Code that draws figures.

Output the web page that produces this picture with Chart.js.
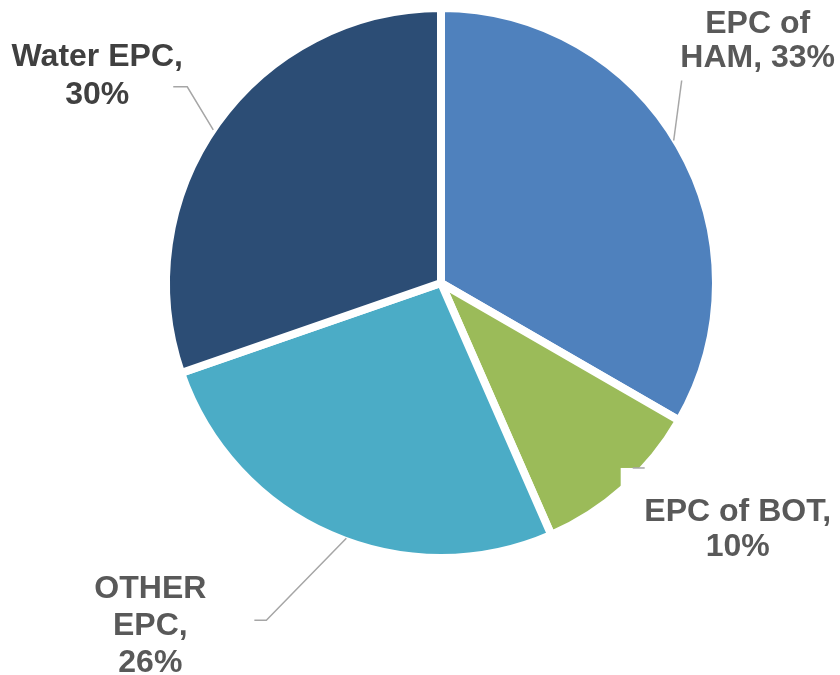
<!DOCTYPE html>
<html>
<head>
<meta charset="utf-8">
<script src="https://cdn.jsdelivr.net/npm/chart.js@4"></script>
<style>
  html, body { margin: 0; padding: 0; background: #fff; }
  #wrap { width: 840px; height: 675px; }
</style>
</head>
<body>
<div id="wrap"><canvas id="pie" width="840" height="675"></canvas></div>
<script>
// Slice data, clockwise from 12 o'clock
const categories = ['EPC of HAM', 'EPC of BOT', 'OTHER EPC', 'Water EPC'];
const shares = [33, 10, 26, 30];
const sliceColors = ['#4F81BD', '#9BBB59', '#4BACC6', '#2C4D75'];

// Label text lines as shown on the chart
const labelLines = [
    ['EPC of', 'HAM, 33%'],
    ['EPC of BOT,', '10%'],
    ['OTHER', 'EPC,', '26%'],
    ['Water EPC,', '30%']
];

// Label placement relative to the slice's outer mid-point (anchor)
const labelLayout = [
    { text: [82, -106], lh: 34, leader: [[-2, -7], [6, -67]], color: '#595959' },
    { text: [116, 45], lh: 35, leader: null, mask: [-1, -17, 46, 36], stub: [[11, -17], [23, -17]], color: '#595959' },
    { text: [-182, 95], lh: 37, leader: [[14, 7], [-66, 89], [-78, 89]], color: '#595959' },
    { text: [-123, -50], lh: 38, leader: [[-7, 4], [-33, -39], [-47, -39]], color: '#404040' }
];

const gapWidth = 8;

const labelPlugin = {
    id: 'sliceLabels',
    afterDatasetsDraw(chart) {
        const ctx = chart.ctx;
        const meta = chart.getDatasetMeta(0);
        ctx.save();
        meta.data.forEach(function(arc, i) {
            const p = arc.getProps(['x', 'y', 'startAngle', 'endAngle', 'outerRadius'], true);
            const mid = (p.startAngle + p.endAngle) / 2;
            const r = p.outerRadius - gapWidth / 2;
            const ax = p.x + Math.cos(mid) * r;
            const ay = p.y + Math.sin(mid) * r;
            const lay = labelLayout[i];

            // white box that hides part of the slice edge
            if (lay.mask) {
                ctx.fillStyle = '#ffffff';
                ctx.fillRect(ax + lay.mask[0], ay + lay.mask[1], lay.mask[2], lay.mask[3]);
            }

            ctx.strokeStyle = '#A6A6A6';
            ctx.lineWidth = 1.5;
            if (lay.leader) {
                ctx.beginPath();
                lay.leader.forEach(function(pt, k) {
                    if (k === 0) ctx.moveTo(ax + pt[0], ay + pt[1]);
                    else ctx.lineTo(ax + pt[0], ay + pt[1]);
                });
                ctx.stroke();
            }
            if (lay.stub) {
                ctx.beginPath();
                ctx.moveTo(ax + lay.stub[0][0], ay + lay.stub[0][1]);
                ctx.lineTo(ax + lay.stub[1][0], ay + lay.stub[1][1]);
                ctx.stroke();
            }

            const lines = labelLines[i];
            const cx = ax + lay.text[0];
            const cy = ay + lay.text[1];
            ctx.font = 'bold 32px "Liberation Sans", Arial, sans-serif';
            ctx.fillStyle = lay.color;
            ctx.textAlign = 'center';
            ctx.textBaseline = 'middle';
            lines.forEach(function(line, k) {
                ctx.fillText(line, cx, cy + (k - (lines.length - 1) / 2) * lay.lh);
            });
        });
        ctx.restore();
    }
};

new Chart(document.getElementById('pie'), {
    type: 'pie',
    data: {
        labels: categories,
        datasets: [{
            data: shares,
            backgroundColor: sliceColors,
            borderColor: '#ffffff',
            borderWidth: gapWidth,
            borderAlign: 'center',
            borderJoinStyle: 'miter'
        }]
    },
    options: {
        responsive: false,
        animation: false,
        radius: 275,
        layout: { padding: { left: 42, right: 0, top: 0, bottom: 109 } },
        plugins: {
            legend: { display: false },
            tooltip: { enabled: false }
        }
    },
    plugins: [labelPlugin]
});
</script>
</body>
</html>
* * *
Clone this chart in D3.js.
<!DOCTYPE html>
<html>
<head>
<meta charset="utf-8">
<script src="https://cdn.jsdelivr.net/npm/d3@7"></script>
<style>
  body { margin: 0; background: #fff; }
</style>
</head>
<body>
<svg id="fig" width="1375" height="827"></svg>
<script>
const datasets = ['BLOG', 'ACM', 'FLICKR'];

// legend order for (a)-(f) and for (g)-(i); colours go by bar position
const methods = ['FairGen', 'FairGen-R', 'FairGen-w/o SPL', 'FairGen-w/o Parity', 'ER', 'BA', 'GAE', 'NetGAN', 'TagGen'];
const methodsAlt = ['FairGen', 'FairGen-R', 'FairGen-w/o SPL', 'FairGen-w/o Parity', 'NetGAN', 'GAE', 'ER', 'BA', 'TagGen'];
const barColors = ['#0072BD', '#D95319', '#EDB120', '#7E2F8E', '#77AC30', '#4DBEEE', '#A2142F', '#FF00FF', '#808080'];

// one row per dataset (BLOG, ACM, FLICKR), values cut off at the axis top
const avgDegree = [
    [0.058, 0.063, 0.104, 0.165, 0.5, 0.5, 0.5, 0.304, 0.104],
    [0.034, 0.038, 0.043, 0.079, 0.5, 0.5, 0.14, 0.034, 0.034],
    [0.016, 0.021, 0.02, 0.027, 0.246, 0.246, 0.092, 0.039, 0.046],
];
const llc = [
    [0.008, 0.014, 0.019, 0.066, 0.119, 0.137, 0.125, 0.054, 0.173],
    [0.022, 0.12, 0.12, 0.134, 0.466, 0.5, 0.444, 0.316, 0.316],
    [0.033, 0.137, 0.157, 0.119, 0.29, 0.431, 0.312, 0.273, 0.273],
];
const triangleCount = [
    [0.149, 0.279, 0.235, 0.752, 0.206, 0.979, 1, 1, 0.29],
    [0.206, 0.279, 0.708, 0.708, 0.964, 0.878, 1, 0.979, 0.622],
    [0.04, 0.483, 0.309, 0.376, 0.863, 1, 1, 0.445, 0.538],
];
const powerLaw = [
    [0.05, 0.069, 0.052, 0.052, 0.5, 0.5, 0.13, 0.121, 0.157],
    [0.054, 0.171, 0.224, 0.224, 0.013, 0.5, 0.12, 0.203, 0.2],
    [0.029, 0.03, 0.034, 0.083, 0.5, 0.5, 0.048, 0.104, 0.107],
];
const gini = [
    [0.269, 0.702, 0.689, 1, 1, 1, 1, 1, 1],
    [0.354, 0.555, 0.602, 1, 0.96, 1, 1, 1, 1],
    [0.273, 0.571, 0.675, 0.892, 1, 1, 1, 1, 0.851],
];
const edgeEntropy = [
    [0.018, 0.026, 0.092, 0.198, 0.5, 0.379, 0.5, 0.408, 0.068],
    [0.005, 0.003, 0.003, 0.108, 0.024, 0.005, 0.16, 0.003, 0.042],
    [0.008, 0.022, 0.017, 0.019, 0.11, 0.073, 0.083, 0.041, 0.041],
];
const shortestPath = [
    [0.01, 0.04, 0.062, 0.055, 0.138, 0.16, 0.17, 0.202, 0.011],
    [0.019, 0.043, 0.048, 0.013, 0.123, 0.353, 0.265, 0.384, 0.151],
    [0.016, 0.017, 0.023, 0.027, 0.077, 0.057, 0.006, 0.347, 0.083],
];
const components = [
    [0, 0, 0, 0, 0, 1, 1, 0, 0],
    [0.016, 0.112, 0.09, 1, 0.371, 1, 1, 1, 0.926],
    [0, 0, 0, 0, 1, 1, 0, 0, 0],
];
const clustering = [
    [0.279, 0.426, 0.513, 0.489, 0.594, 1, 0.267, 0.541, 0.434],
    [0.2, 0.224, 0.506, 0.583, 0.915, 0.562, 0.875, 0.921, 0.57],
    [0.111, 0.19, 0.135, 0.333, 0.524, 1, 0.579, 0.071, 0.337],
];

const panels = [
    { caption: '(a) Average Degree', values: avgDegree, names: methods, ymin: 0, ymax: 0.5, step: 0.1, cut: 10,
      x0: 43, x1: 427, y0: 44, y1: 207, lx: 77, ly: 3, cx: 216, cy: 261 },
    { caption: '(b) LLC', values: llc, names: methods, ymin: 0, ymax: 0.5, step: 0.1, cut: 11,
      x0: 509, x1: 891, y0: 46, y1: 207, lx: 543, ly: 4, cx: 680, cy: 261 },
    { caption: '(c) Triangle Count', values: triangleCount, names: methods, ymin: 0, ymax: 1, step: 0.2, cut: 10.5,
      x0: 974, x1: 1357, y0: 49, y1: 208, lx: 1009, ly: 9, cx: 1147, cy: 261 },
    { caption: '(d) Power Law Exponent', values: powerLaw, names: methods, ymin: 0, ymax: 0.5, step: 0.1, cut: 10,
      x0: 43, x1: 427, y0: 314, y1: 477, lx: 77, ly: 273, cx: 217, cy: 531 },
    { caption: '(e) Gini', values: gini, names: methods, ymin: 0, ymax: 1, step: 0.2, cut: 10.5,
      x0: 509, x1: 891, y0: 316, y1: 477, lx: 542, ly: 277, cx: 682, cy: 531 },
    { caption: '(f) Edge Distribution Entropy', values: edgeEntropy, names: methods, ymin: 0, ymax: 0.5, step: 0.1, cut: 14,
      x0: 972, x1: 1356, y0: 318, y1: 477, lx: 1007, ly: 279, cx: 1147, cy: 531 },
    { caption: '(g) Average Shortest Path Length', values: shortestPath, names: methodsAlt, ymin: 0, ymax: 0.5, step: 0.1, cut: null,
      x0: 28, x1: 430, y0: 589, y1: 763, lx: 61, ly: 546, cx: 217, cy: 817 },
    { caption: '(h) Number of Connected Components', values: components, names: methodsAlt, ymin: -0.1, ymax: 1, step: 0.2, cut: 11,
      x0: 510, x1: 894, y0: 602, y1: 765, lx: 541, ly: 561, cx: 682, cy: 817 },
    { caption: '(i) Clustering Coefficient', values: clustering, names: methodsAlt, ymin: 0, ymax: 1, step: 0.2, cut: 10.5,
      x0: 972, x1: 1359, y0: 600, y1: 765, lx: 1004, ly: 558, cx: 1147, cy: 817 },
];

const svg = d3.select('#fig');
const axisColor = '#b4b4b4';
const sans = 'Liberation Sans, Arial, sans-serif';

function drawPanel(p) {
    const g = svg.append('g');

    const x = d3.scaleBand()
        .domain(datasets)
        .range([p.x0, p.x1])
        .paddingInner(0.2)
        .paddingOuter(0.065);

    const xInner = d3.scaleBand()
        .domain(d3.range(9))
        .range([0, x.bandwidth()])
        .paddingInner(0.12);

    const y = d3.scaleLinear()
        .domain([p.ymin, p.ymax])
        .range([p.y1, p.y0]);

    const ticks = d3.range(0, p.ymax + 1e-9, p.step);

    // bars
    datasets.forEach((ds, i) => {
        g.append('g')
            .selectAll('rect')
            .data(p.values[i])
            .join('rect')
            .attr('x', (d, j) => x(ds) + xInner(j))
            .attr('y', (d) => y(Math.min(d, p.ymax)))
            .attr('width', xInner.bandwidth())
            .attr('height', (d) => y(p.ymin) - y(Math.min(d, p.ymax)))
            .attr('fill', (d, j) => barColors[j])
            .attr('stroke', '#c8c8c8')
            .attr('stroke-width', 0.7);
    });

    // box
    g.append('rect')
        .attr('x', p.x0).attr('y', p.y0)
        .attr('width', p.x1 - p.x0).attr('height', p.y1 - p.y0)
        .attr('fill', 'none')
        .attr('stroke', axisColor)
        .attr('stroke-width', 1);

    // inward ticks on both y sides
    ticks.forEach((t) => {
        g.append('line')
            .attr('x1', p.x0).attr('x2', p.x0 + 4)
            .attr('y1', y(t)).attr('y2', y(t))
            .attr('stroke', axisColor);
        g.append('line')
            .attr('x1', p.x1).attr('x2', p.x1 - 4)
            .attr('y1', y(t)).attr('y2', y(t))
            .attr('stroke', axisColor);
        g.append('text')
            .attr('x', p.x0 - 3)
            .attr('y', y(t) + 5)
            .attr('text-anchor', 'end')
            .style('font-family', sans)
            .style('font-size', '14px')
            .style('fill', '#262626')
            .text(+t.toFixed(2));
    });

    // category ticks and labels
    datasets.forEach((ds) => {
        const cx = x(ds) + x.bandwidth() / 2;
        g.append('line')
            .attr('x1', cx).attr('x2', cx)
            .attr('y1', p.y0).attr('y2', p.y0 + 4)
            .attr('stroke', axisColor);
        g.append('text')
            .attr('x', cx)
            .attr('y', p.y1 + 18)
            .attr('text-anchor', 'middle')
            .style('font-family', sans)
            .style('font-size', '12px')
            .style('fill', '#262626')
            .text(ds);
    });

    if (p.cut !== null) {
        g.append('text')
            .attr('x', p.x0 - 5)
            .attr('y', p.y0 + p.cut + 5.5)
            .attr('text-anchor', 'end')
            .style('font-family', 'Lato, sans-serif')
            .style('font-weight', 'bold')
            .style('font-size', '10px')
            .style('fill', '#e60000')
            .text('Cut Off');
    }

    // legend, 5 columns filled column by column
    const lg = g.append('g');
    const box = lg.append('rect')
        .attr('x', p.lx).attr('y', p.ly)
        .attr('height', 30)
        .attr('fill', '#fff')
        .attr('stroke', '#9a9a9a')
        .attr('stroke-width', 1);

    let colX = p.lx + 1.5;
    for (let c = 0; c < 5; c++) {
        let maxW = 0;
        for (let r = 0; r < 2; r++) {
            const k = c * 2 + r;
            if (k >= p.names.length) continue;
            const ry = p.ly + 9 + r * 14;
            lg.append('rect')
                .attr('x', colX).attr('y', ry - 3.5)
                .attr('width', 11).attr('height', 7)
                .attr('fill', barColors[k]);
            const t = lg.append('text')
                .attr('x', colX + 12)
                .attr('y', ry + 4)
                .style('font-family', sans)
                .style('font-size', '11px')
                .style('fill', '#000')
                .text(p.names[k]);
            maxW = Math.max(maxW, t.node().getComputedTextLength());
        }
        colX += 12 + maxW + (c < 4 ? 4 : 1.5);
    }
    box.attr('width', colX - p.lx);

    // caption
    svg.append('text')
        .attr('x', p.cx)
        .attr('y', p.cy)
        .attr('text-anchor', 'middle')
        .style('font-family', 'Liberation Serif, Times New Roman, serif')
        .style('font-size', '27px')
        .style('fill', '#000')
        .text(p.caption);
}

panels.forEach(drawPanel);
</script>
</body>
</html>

WORK TO DO. From the records above, copy exactly the stretch from the line holding "Output the web" through the line holding "['#4F81BD', '#9BBB59', '#4BACC6', '#2C4D75'];", both ends included, without the pictures.

ANSWER TO THE EXERCISE.
Output the web page that produces this picture with Chart.js.
<!DOCTYPE html>
<html>
<head>
<meta charset="utf-8">
<script src="https://cdn.jsdelivr.net/npm/chart.js@4"></script>
<style>
  html, body { margin: 0; padding: 0; background: #fff; }
  #wrap { width: 840px; height: 675px; }
</style>
</head>
<body>
<div id="wrap"><canvas id="pie" width="840" height="675"></canvas></div>
<script>
// Slice data, clockwise from 12 o'clock
const categories = ['EPC of HAM', 'EPC of BOT', 'OTHER EPC', 'Water EPC'];
const shares = [33, 10, 26, 30];
const sliceColors = ['#4F81BD', '#9BBB59', '#4BACC6', '#2C4D75'];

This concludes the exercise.